ABLOH: That’s the Holy Grail.
SACHS: That’s what art does. But I think the important thing is not about the external art world, fashion world, or architecture world: It’s about creating the Tom world, the Virgil world. Since 1945, every artist has been its own art movement.
ABLOH: Wow, say that again.
SACHS: This is not my idea. This is big … The first movement that came after WWII was abstract expressionism and then sort of pop, conceptual art—kind of the big ones. But even within something like abstract expressionism, you have artists as different as Jackson Pollock and Mark Rothko. They don’t look anything like each other, but they’re lumped into the same movement. They’re really their own. And out of Pollock, you’ve got other artists, line figuration craziness. Out of Rothko, you’ve got color field painting.
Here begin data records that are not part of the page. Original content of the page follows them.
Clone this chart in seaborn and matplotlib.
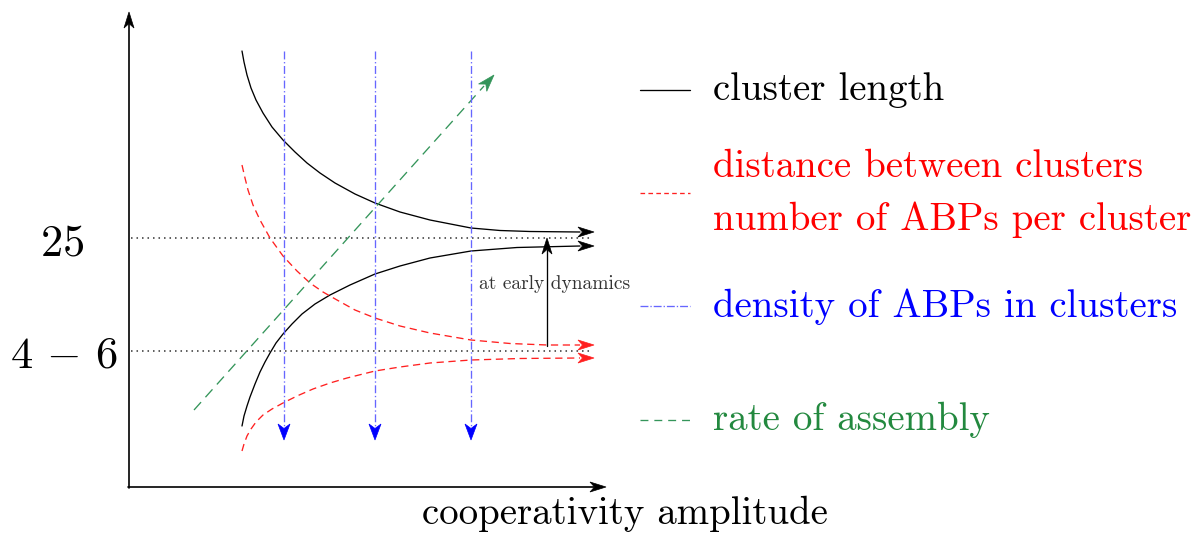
import numpy as np
import seaborn as sns
import matplotlib.pyplot as plt

# Estilo e fontes (Computer Modern como no LaTeX)
sns.set_theme(style="white")
plt.rcParams['font.family'] = 'serif'
plt.rcParams['font.serif'] = ['cmr10']
plt.rcParams['mathtext.fontset'] = 'cm'
plt.rcParams['axes.formatter.use_mathtext'] = True
plt.rcParams['text.color'] = 'black'

# Curvas (coordenadas em pixels, y cresce para baixo)
black_top_x = [242, 244, 247, 251, 256, 263, 272, 283, 295, 307, 320, 335, 355,
               375, 400, 430, 471, 500, 530, 580]
black_top_y = [51, 62, 75, 88, 100, 113, 127, 140, 152, 163, 173, 183, 194,
               203, 212, 220, 228, 230.5, 231.5, 232]
black_bot_x = [242, 244, 247, 250, 255, 260, 265, 270, 276, 283, 292, 302, 315,
               330, 350, 375, 400, 430, 471, 517, 580]
black_bot_y = [426, 416, 406, 397, 384, 372, 362, 353, 343, 334, 324, 314, 304,
               295, 285, 274, 266, 258, 251, 247.5, 246]
red_top_x = [242, 245, 248, 253, 260, 270, 283, 297, 310, 323, 337, 355, 375,
             400, 430, 471, 510, 547, 580]
red_top_y = [165, 178, 190, 205, 220, 238, 256, 271, 283, 292, 300, 310, 318,
             326, 333, 340, 343.5, 345, 345]
red_bot_x = [242, 244, 247, 251, 256, 263, 272, 283, 297, 313, 330, 347, 375,
             400, 430, 471, 520, 580]
red_bot_y = [451, 444, 436, 429, 422, 415, 409, 403, 396, 389, 383, 378, 371,
             367, 363, 360, 358.5, 358]
green_x = [194, 484]
green_y = [410, 86]

arrow_tip_x = 594
arrow_tips_y = [232, 246, 345, 358]
green_tip = (494, 75)
blue_x = [284, 375, 471]
blue_top, blue_tip = 51, 440
dotted_y = [238, 351]
level_labels = ['$25$', r'$4\,-\,6$']

legend_labels = ['cluster length', 'distance between clusters',
                 'number of ABPs per cluster', 'density of ABPs in clusters',
                 'rate of assembly']
legend_colors = ['black', 'red', 'red', '#0000ff', '#23893f']
legend_baselines = [100, 176.7, 230, 316.7, 430]

BLACK = 'black'
RED = '#ff2020'
BLUE = '#6666ff'
GREEN = '#34955a'
LW = 0.95

fig, ax = plt.subplots(figsize=(12.03, 5.33), dpi=100)
ax.set_position([0, 0, 1, 1])
ax.set_xlim(0, 1203)
ax.set_ylim(533, 0)
ax.axis('off')


def stealth(x0, y0, x1, y1, color, L=15, W=4.5):
    # ponta de seta estilo "stealth" (TikZ) apontando de (x0,y0) para (x1,y1)
    u = np.array([x1 - x0, y1 - y0], float)
    u /= np.hypot(*u)
    v = np.array([-u[1], u[0]])
    tip = np.array([x1, y1], float)
    back = tip - L * u
    notch = tip - 0.72 * L * u
    pts = np.array([tip, back + W * v, notch, back - W * v])
    ax.fill(pts[:, 0], pts[:, 1], color=color, lw=0.5, edgecolor=color, zorder=5)
    return notch


def arrow(x0, y0, x1, y1, color, lw=LW, **kw):
    n = stealth(x0, y0, x1, y1, color, **kw)
    ax.plot([x0, n[0]], [y0, n[1]], color=color, lw=lw)


# eixos
arrow(129, 488, 129, 12, BLACK, lw=1.2, L=16, W=5)
arrow(128, 487, 606, 487, BLACK, lw=1.2, L=16, W=5)

# linhas pontilhadas de referência
for y in dotted_y:
    ax.plot([131, 590], [y, y], color='#333333', lw=1.1, linestyle=(0, (1, 2.6)))
ax.text(62, 255, level_labels[0], fontsize=32, ha='center', va='baseline')
ax.text(64, 367, level_labels[1], fontsize=32, ha='center', va='baseline')

# curvas
sns.lineplot(x=black_top_x, y=black_top_y, color=BLACK, lw=LW, estimator=None, sort=False, ax=ax)
sns.lineplot(x=black_bot_x, y=black_bot_y, color=BLACK, lw=LW, estimator=None, sort=False, ax=ax)
sns.lineplot(x=red_top_x, y=red_top_y, color=RED, lw=LW, linestyle=(0, (5.5, 3.5)),
             estimator=None, sort=False, ax=ax)
sns.lineplot(x=red_bot_x, y=red_bot_y, color=RED, lw=LW, linestyle=(0, (5.5, 3.5)),
             estimator=None, sort=False, ax=ax)
sns.lineplot(x=green_x, y=green_y, color=GREEN, lw=LW, linestyle=(0, (8, 5)),
             estimator=None, sort=False, ax=ax)

ends = [(black_top_x[-1], black_top_y[-1]), (black_bot_x[-1], black_bot_y[-1]),
        (red_top_x[-1], red_top_y[-1]), (red_bot_x[-1], red_bot_y[-1])]
for (cx, cy), ty, col in zip(ends, arrow_tips_y, [BLACK, BLACK, RED, RED]):
    stealth(cx - 2, cy, arrow_tip_x, ty, col, L=16, W=5)

stealth(green_x[0], green_y[0], green_tip[0], green_tip[1], GREEN, L=17, W=5.5)

# linhas azuis (densidade)
ax.vlines(blue_x, blue_top, blue_tip - 11, color=BLUE, lw=LW,
          linestyles=[(0, (6, 2, 1, 2))])
for x in blue_x:
    stealth(x, blue_top, x, blue_tip, '#0000ff', L=16, W=6)

# seta "at early dynamics"
arrow(547, 346, 547, 238, BLACK, L=16, W=5)
ax.text(555, 284, 'at early dynamics', fontsize=14, color='#333333', ha='center', va='center')

# rótulo do eixo x
ax.text(625, 524, 'cooperativity amplitude', fontsize=28, ha='center', va='baseline')

# legenda manual
ax.plot([640, 690], [90, 90], color=BLACK, lw=LW)
ax.plot([640, 690], [193, 193], color=RED, lw=LW, linestyle=(0, (3.5, 2.5)))
ax.plot([640, 690], [306, 306], color=BLUE, lw=LW, linestyle=(0, (6, 1.5, 1, 1.5)))
ax.plot([640, 690], [420, 420], color=GREEN, lw=LW, linestyle=(0, (6, 4.5)))
for label, col, yb in zip(legend_labels, legend_colors, legend_baselines):
    ax.text(713, yb, label, fontsize=28, color=col, ha='left', va='baseline')

plt.savefig('out.png', dpi=100)
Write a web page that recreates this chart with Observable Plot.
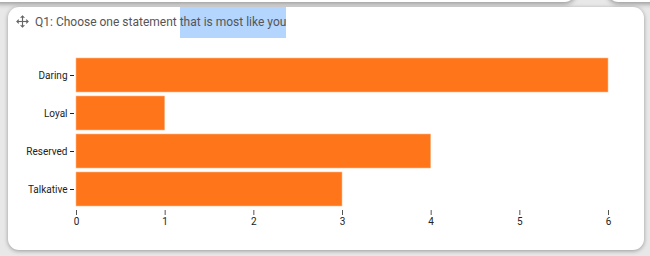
<!DOCTYPE html>
<html><head><meta charset="utf-8">
<script src="https://cdn.jsdelivr.net/npm/d3@7"></script>
<script src="https://cdn.jsdelivr.net/npm/@observablehq/plot@0.6"></script>
<style>
html,body{margin:0;padding:0;width:650px;height:256px;overflow:hidden;background:#e8e8e8;font-family:Roboto,sans-serif;}
#topcard1{position:absolute;left:-10px;top:-20px;width:585px;height:22px;background:#fff;border-radius:10px;box-shadow:0 2px 5px rgba(0,0,0,0.35);}
#topcard2{position:absolute;left:608px;top:-20px;width:80px;height:22px;background:#fff;border-radius:10px;box-shadow:0 2px 5px rgba(0,0,0,0.35);}
#card{position:absolute;left:8px;top:7px;width:636px;height:243px;background:#fff;border-radius:11px;box-shadow:0 1px 4px rgba(0,0,0,0.35);}
#title{position:absolute;left:35px;top:13px;font-size:12px;color:#555;white-space:nowrap;line-height:18px;}
#hl{background:#b4d5fe;padding:8px 0 9px 0;}
#icon{position:absolute;left:16px;top:15px;}
#chart{position:absolute;left:0;top:0;}
</style></head>
<body>
<div id="topcard1"></div><div id="topcard2"></div>
<div id="card"></div>
<svg id="icon" width="13" height="13" viewBox="0 0 14 14"><g stroke="#666" stroke-width="1.2" fill="none"><line x1="7" y1="1" x2="7" y2="13"/><line x1="1" y1="7" x2="13" y2="7"/><polyline points="5,3 7,1 9,3"/><polyline points="5,11 7,13 9,11"/><polyline points="3,5 1,7 3,9"/><polyline points="11,5 13,7 11,9"/></g></svg>
<div id="title">Q1: Choose one statement <span id="hl">that is most like you</span></div>
<div id="chart"></div>
<script>
const categories = ["Daring", "Loyal", "Reserved", "Talkative"];
const counts = [6, 1, 4, 3];
const xTicks = [0, 1, 2, 3, 4, 5, 6];

const data = categories.map((c, i) => ({category: c, count: counts[i]}));

const chart = Plot.plot({
  width: 650,
  height: 235,
  marginLeft: 76,
  marginRight: 42,
  marginTop: 57,
  marginBottom: 25,
  style: {fontFamily: "Roboto, sans-serif", fontSize: "10px", color: "#222", background: "transparent"},
  x: {domain: [0, 6], ticks: xTicks, label: null},
  y: {domain: categories, range: [57, 207], paddingInner: 0.1, paddingOuter: 0, label: null},
  marks: [
    Plot.barX(data, {x: "count", y: "category", fill: "#ff7519", stroke: "#ffb98a", strokeWidth: 0.6}),
    Plot.axisX({ticks: xTicks, tickFormat: d3.format("d"), tickSize: 5, tickPadding: 2, label: null, stroke: "#555"}),
    Plot.axisY({tickSize: 4, tickPadding: 3, dx: -2, label: null})
  ]
});
document.getElementById("chart").appendChild(chart);
</script>
</body></html>
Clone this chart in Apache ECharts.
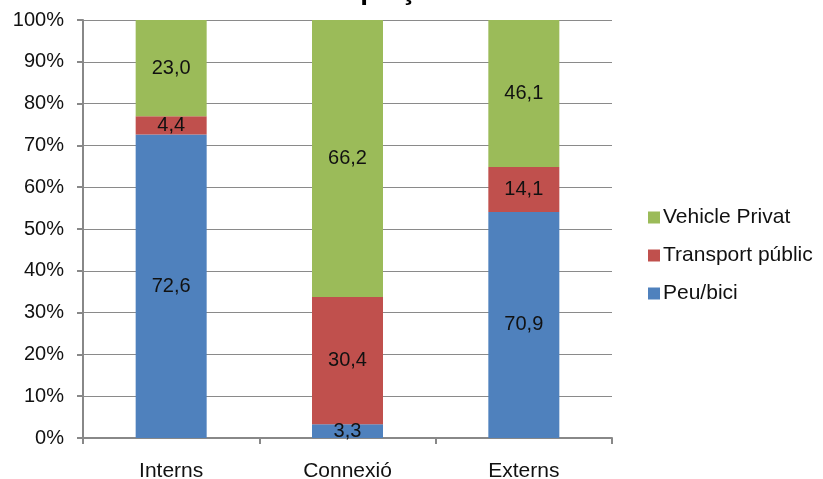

And when pop art happened, Andy Warhol was so different than [Roy] Lichtenstein and all the other ones, and I think that…
ABLOH: They’re worlds.
SACHS: They’re worlds. We’re friends, and there are things we’ve shared interests in, and we overlap, but ultimately we’re our own islands. People gain strength from each other. Like in Minecraft, you can team up with other people, together you can build a fortress. You can build a movement, you can build associations, and friendships that support each other.